As we’ve pointed out in our recent research, growth expectations for each have come down in recent weeks, with the Technology Select Sector SPDR Fund or “XLK” (bearish TRADE and TREND) underperforming the S&P 500 by -134bps since the start of MAY and the Shanghai Composite Index (also bearish TRADE and TREND) underperforming the S&P 500 by -344bps over that same duration. In the interest of keeping this analysis tight, we won’t belabor this point further; for more details, refer to the following notes/conclusions: 

  • WHAT’S ASIA SIGNALING ABOUT TRENDS IN THE TECH SECTOR? (APR 30): The relevant growth data emanating from Asia suggests the tech sector is at risk of deteriorating operating metrics over the intermediate term.

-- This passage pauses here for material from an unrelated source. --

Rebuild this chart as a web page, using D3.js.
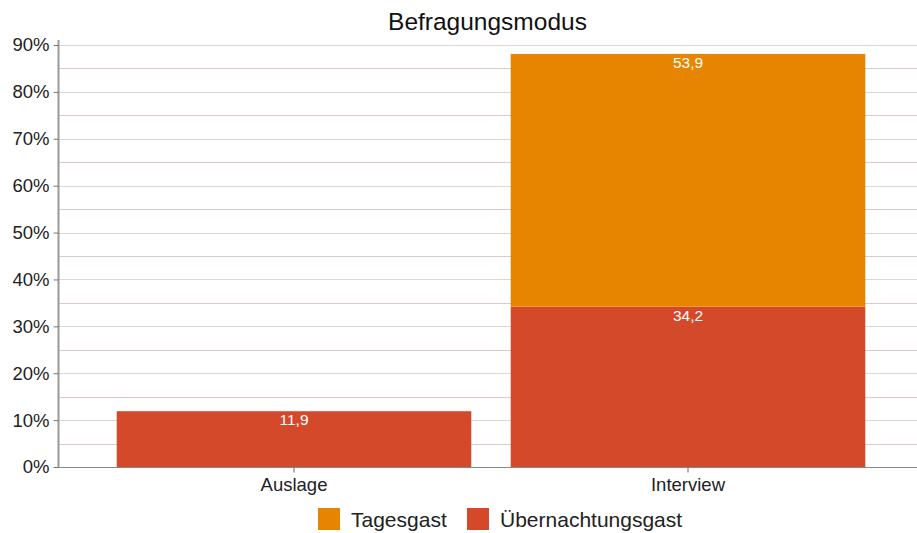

  • CHINA’S INCREMENTAL GROWTH SLOWDOWN CONFIRMED (MAY 29): While Deflating the Inflation remains a bullish catalyst for the Chinese economy, the lag between this event and the turn in both the reported growth data and growth expectations may have just increased. As such, we are of the view that waiting and watching for clarity is the best strategy in the immediate term for China.
  • CHINA’S RATE CUT IS LIKELY A BAD SIGN OF WHAT LIES AHEAD (JUN 7): We don’t see the early innings of this Chinese rate cut cycle as a signal to get bullish on China’s economy or equity market at the current juncture. Moreover, we do not find it prudent for investors to increase their asset allocation exposure to commodities here. 

All told, despite what appears to be a buying opportunity in Korean equities ahead of what is likely to be a positive inflection in the country’s domestic fundamental story, it is our view that the prudent thing for investors to do at the current juncture is wait – specifically for quantitative confirmation and increased clarity from Chinese policymakers on how they plan to address their latest bout of economic deterioration in the immediate term (if at all).